Due to quests in TERA being such a general irrelevance, I find myself filtering the order of quests I undertake by giving preference to those which offer equipment upgrades; although, I’m still not sure about the technical accuracy of ‘upgrade’ in the context of a game where your character wears less armour the more they grow in power. It was always something which intrigued me about Star Wars: The Old Republic, the fact that the quests never showed a preview of the reward you’d be getting, and –perhaps due to the generally excellent storytelling– I never cared to know.
It’s a simple distinction, but an interesting one. By having the carrot waved around in front of their nose, the player rarely cares about the path they take while pulling the developer’s cart of flow. The developer, guiding the player in this way, gains a great deal of control and can instil motivation in the player, all without the need for world building or story. In fact, the reward will detract from the story in most instances, and I think it’s another area where BioWare were clever and alert to the pitfalls of the genre they were entering. The last thing you need in the Regency era ballroom of storytelling, where players are invited to twirl elegantly through the carefully choreographed steps of the plot, is a DJ in the corner with the glitter ball of phat loot, spinning to the thumping rhythm of tracks from Depeche Mode’s Some Great Reward.
TERA is a curious beast in terms of how players are directed in their questing. There is a strong World-of-Warcraft-like impetus to click through the quest text and get on with adventuring, especially considering that the combat is the stronger pillar of the game’s foundation, along with the aforementioned carrot of the rewards being presented up-front. What’s more, clicking on any highlighted name in the quest text will place a marker on the player’s map as to where that mob can be found. In essence, the game seems to be using quests as an enabler to drive the players into combat, as per the standard MMO model. However, the game also marks any mobs for which the player currently has a quest by placing an exclamation mark above their head. Here we find the ubiquitous ‘quest marker’ being employed not only as a way for players to easily find quests, but the quest mobs themselves. What I find strange is that this would be a perfectly excellent way to remove some of the production line feel from an MMO, that of grabbing quests in an area and then slaughtering all the wildlife in the vicinity until the quest tracker was full of green ticks. Being able to wander freely, and have any Mobs of Interest highlighted to the player as they explore, seems a far more natural and immersive system than the current MMO standard – Lord of the Geocachings. I really like the idea, but it’s bizarrely extraneous in a game such as TERA, where there is no discernible reason to explore the world –outside of the potential for a screenshot opportunity (of which there is an opportunity roughly every four yards in this painfully pretty game)– and every quest mob can be found with pinpoint precision, each player a laser-guided bomb of mob obliteration.

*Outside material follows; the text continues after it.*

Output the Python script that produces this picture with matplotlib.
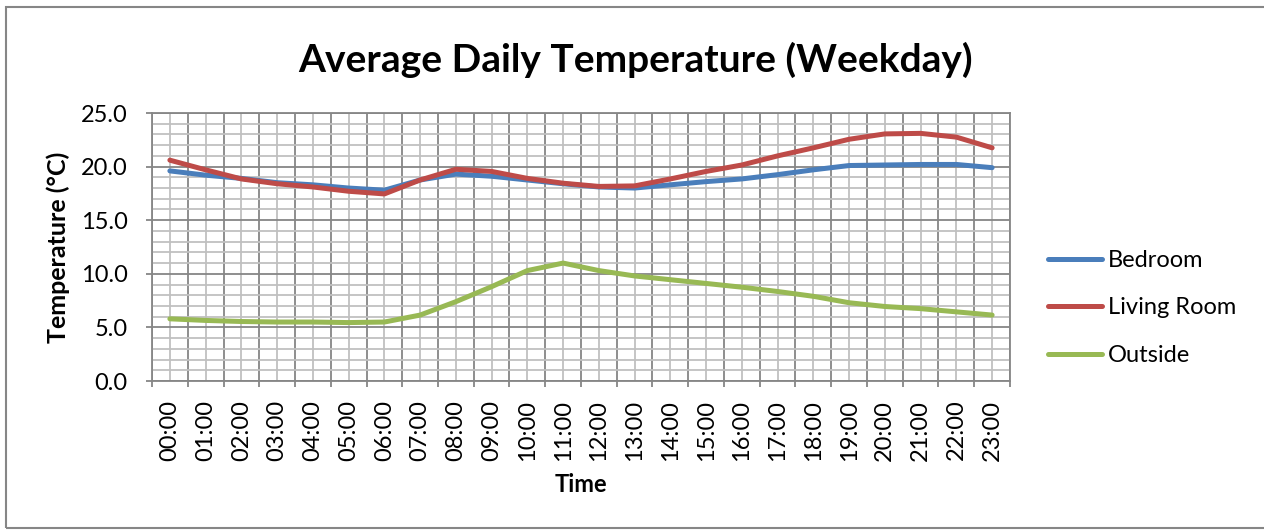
import matplotlib.pyplot as plt
from matplotlib.patches import Rectangle
from matplotlib.ticker import MultipleLocator, FixedLocator

# data
hours = ['%02d:00' % h for h in range(24)]
bedroom = [19.6, 19.2, 18.9, 18.5, 18.3, 18.0, 17.8, 18.75, 19.3, 19.1, 18.75, 18.4,
           18.1, 18.0, 18.3, 18.6, 18.85, 19.25, 19.7, 20.1, 20.15, 20.2, 20.2, 19.9]
living_room = [20.6, 19.7, 18.85, 18.4, 18.1, 17.7, 17.45, 18.75, 19.75, 19.55, 18.9, 18.45,
               18.15, 18.2, 18.85, 19.55, 20.15, 21.0, 21.75, 22.55, 23.05, 23.1, 22.75, 21.75]
outside = [5.8, 5.65, 5.55, 5.5, 5.5, 5.45, 5.5, 6.15, 7.4, 8.8, 10.3, 11.0,
           10.3, 9.8, 9.45, 9.1, 8.75, 8.35, 7.9, 7.3, 6.95, 6.75, 6.45, 6.15]
yticks = [0, 5, 10, 15, 20, 25]

plt.rcParams['font.family'] = ['Lato', 'DejaVu Sans']

W, H = 1264, 531
fig = plt.figure(figsize=(W / 100, H / 100), dpi=100)
ax = fig.add_axes([152 / W, 1 - 381 / H, (1010 - 152) / W, (381 - 113) / H])

major_c = '#868686'
minor_c = '#c0c0c0'
fs = 17

x = list(range(len(hours)))
ax.plot(x, bedroom, color='#4a7ebb', lw=3.6, label='Bedroom', solid_capstyle='round', zorder=3)
ax.plot(x, living_room, color='#be4b48', lw=3.6, label='Living Room', solid_capstyle='round', zorder=3)
ax.plot(x, outside, color='#98b954', lw=3.6, label='Outside', solid_capstyle='round', zorder=3)

ax.set_xlim(-0.5, len(hours) - 0.5)
ax.set_ylim(0, 25)

# category boundaries are the major ticks, labels sit on the minor ticks
ax.xaxis.set_major_locator(FixedLocator([i - 0.5 for i in range(len(hours) + 1)]))
ax.set_xticklabels([], minor=False)
ax.set_xticks(x, hours, minor=True, rotation=90, fontsize=fs)
ax.tick_params(axis='x', which='major', length=4.5, width=1.3, color=major_c)
ax.tick_params(axis='x', which='minor', length=0, pad=13.5)

ax.yaxis.set_minor_locator(MultipleLocator(1))
ax.set_yticks(yticks, ['%.1f' % v for v in yticks], fontsize=fs)
ax.tick_params(axis='y', which='major', length=4.5, width=1.3, color=major_c, pad=13)
ax.tick_params(axis='y', which='minor', length=0)

ax.grid(True, which='major', color=major_c, lw=1.3, zorder=1)
ax.grid(True, which='minor', color=minor_c, lw=1.3, zorder=0)
ax.set_axisbelow(True)
for s in ax.spines.values():
    s.set_color(major_c)
    s.set_linewidth(1.3)

ax.set_xlabel('Time', fontsize=fs, fontweight='bold')
ax.xaxis.set_label_coords(0.5, (381 - 473) / 268)
ax.set_ylabel('Temperature (°C)', fontsize=fs + 1, fontweight='bold', va='center')
ax.yaxis.set_label_coords((58 - 152) / 858, 0.5)

fig.text(636 / W, 1 - 60 / H, 'Average Daily Temperature (Weekday)', fontsize=28,
         fontweight='bold', ha='center', va='center')

ax.legend(loc='center left', bbox_to_anchor=(1048 / W, 1 - 308 / H),
          bbox_transform=fig.transFigure, frameon=False, fontsize=fs,
          borderaxespad=0, borderpad=0,
          handlelength=2.3, handletextpad=0.25, labelspacing=1.12)

# outer chart border
fig.patches.append(Rectangle((6 / W, 1 - 528 / H), 1.0, (528 - 7) / H,
                             transform=fig.transFigure, fill=False,
                             edgecolor='#868686', lw=1.5))

fig.savefig('out.png', dpi=100)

It’s interesting how small adjustments in the presentation of quests, their rewards, and their objectives, can quite dramatically change the perspective from which a player approaches them. In a game where combat is its own reward, is the loot carrot really necessary? If a game wishes to encourage exploration and adventure, should it perhaps spend time finding ways to remove the unnatural geocaching of quests, rather than inventing new game-play mechanisms? Mechanisms which are layered on top of the already proven questing system, and thus often feel forced.
As the fundamental enabler of flow in MMOs for many years, it’s curious to see how little has changed in the design of quest presentation over the years, and fascinating to see just how little change is required to transform the way a player views the world through the questing lens, where slight adjustments to structure can alter the focus of a player’s attentions, blurring the boundary between mechanisms and mind-set, while throwing the game’s world into sharper relief.